* Work required *
Go through the listing and set it down exactly, leaving out its pictures.
Start of Dataset content
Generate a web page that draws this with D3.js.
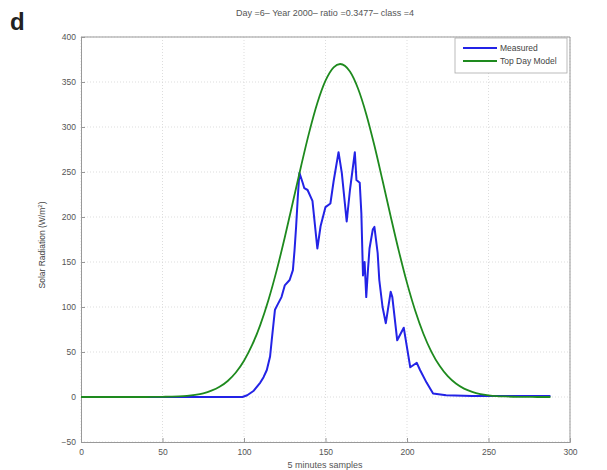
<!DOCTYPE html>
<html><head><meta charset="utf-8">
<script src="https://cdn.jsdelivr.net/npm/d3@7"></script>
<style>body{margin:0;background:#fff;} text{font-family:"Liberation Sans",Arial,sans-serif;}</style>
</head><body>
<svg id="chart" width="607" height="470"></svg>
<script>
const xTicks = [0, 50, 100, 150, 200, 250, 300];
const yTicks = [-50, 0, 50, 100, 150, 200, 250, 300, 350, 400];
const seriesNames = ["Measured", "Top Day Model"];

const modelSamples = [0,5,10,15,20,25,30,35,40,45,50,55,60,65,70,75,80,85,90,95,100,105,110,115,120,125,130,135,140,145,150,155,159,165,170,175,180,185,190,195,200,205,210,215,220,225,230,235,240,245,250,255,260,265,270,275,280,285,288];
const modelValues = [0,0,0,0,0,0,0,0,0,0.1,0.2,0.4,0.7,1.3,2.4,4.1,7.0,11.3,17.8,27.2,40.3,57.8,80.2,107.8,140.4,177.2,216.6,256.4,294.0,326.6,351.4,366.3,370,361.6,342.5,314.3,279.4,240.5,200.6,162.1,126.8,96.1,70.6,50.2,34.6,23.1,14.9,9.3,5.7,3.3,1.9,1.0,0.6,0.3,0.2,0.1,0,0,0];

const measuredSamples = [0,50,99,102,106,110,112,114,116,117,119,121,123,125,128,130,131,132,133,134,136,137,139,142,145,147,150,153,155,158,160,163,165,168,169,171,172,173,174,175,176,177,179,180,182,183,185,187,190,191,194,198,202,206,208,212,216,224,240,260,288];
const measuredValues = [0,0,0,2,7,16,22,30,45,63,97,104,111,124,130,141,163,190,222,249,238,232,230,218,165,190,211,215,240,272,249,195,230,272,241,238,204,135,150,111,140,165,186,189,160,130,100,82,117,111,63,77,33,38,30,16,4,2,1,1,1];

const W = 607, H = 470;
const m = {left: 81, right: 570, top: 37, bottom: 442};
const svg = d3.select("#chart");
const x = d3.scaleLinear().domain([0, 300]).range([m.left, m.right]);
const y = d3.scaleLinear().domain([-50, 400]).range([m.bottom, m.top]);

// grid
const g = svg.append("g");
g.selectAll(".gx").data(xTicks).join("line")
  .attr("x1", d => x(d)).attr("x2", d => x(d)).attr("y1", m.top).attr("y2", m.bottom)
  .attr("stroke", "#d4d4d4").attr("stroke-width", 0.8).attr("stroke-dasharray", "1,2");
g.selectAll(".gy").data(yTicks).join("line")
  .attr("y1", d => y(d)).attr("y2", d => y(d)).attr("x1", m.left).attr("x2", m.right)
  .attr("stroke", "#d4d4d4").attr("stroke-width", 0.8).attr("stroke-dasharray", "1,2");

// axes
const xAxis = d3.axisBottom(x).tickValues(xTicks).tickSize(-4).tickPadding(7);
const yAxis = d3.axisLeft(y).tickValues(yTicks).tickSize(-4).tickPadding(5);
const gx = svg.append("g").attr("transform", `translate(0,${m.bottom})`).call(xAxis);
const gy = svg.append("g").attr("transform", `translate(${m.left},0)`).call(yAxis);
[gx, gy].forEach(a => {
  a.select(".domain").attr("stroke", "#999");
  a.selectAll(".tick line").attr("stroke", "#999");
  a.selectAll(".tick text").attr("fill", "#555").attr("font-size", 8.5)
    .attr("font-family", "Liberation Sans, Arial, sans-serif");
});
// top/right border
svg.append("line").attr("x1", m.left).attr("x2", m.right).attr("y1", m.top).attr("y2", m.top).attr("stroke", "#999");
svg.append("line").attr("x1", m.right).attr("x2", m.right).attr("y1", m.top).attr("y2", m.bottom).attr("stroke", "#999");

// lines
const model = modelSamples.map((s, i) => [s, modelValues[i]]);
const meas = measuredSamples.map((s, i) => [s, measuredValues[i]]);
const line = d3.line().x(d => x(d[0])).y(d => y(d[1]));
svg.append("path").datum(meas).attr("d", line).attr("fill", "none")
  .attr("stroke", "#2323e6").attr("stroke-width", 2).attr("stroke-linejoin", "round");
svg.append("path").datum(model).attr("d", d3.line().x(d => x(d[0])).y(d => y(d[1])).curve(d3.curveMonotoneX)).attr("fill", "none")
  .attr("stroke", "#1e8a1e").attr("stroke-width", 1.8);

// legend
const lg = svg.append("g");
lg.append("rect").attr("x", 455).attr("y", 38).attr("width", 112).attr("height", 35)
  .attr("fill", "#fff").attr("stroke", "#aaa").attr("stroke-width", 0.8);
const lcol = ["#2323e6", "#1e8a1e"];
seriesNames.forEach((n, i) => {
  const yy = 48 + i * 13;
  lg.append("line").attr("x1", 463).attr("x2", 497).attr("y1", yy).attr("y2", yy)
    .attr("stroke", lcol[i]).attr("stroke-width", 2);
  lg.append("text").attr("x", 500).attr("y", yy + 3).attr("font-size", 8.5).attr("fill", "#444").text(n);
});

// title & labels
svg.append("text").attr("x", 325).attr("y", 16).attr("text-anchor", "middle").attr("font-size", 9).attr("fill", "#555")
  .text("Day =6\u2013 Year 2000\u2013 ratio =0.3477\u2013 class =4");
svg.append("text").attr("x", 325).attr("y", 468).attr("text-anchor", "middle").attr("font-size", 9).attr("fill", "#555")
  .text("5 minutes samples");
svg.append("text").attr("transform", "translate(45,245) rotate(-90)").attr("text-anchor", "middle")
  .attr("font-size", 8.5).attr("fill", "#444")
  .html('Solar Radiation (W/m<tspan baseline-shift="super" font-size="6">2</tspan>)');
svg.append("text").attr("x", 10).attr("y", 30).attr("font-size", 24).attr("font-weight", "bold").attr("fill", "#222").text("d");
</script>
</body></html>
End of Dataset content
* Output for this task *
Generate a web page that draws this with D3.js.
<!DOCTYPE html>
<html><head><meta charset="utf-8">
<script src="https://cdn.jsdelivr.net/npm/d3@7"></script>
<style>body{margin:0;background:#fff;} text{font-family:"Liberation Sans",Arial,sans-serif;}</style>
</head><body>
<svg id="chart" width="607" height="470"></svg>
<script>
const xTicks = [0, 50, 100, 150, 200, 250, 300];
const yTicks = [-50, 0, 50, 100, 150, 200, 250, 300, 350, 400];
const seriesNames = ["Measured", "Top Day Model"];

const modelSamples = [0,5,10,15,20,25,30,35,40,45,50,55,60,65,70,75,80,85,90,95,100,105,110,115,120,125,130,135,140,145,150,155,159,165,170,175,180,185,190,195,200,205,210,215,220,225,230,235,240,245,250,255,260,265,270,275,280,285,288];
const modelValues = [0,0,0,0,0,0,0,0,0,0.1,0.2,0.4,0.7,1.3,2.4,4.1,7.0,11.3,17.8,27.2,40.3,57.8,80.2,107.8,140.4,177.2,216.6,256.4,294.0,326.6,351.4,366.3,370,361.6,342.5,314.3,279.4,240.5,200.6,162.1,126.8,96.1,70.6,50.2,34.6,23.1,14.9,9.3,5.7,3.3,1.9,1.0,0.6,0.3,0.2,0.1,0,0,0];

const measuredSamples = [0,50,99,102,106,110,112,114,116,117,119,121,123,125,128,130,131,132,133,134,136,137,139,142,145,147,150,153,155,158,160,163,165,168,169,171,172,173,174,175,176,177,179,180,182,183,185,187,190,191,194,198,202,206,208,212,216,224,240,260,288];
const measuredValues = [0,0,0,2,7,16,22,30,45,63,97,104,111,124,130,141,163,190,222,249,238,232,230,218,165,190,211,215,240,272,249,195,230,272,241,238,204,135,150,111,140,165,186,189,160,130,100,82,117,111,63,77,33,38,30,16,4,2,1,1,1];

const W = 607, H = 470;
const m = {left: 81, right: 570, top: 37, bottom: 442};
const svg = d3.select("#chart");
const x = d3.scaleLinear().domain([0, 300]).range([m.left, m.right]);
const y = d3.scaleLinear().domain([-50, 400]).range([m.bottom, m.top]);

// grid
const g = svg.append("g");
g.selectAll(".gx").data(xTicks).join("line")
  .attr("x1", d => x(d)).attr("x2", d => x(d)).attr("y1", m.top).attr("y2", m.bottom)
  .attr("stroke", "#d4d4d4").attr("stroke-width", 0.8).attr("stroke-dasharray", "1,2");
g.selectAll(".gy").data(yTicks).join("line")
  .attr("y1", d => y(d)).attr("y2", d => y(d)).attr("x1", m.left).attr("x2", m.right)
  .attr("stroke", "#d4d4d4").attr("stroke-width", 0.8).attr("stroke-dasharray", "1,2");

// axes
const xAxis = d3.axisBottom(x).tickValues(xTicks).tickSize(-4).tickPadding(7);
const yAxis = d3.axisLeft(y).tickValues(yTicks).tickSize(-4).tickPadding(5);
const gx = svg.append("g").attr("transform", `translate(0,${m.bottom})`).call(xAxis);
const gy = svg.append("g").attr("transform", `translate(${m.left},0)`).call(yAxis);
[gx, gy].forEach(a => {
  a.select(".domain").attr("stroke", "#999");
  a.selectAll(".tick line").attr("stroke", "#999");
  a.selectAll(".tick text").attr("fill", "#555").attr("font-size", 8.5)
    .attr("font-family", "Liberation Sans, Arial, sans-serif");
});
// top/right border
svg.append("line").attr("x1", m.left).attr("x2", m.right).attr("y1", m.top).attr("y2", m.top).attr("stroke", "#999");
svg.append("line").attr("x1", m.right).attr("x2", m.right).attr("y1", m.top).attr("y2", m.bottom).attr("stroke", "#999");

// lines
const model = modelSamples.map((s, i) => [s, modelValues[i]]);
const meas = measuredSamples.map((s, i) => [s, measuredValues[i]]);
const line = d3.line().x(d => x(d[0])).y(d => y(d[1]));
svg.append("path").datum(meas).attr("d", line).attr("fill", "none")
  .attr("stroke", "#2323e6").attr("stroke-width", 2).attr("stroke-linejoin", "round");
svg.append("path").datum(model).attr("d", d3.line().x(d => x(d[0])).y(d => y(d[1])).curve(d3.curveMonotoneX)).attr("fill", "none")
  .attr("stroke", "#1e8a1e").attr("stroke-width", 1.8);

// legend
const lg = svg.append("g");
lg.append("rect").attr("x", 455).attr("y", 38).attr("width", 112).attr("height", 35)
  .attr("fill", "#fff").attr("stroke", "#aaa").attr("stroke-width", 0.8);
const lcol = ["#2323e6", "#1e8a1e"];
seriesNames.forEach((n, i) => {
  const yy = 48 + i * 13;
  lg.append("line").attr("x1", 463).attr("x2", 497).attr("y1", yy).attr("y2", yy)
    .attr("stroke", lcol[i]).attr("stroke-width", 2);
  lg.append("text").attr("x", 500).attr("y", yy + 3).attr("font-size", 8.5).attr("fill", "#444").text(n);
});

// title & labels
svg.append("text").attr("x", 325).attr("y", 16).attr("text-anchor", "middle").attr("font-size", 9).attr("fill", "#555")
  .text("Day =6\u2013 Year 2000\u2013 ratio =0.3477\u2013 class =4");
svg.append("text").attr("x", 325).attr("y", 468).attr("text-anchor", "middle").attr("font-size", 9).attr("fill", "#555")
  .text("5 minutes samples");
svg.append("text").attr("transform", "translate(45,245) rotate(-90)").attr("text-anchor", "middle")
  .attr("font-size", 8.5).attr("fill", "#444")
  .html('Solar Radiation (W/m<tspan baseline-shift="super" font-size="6">2</tspan>)');
svg.append("text").attr("x", 10).attr("y", 30).attr("font-size", 24).attr("font-weight", "bold").attr("fill", "#222").text("d");
</script>
</body></html>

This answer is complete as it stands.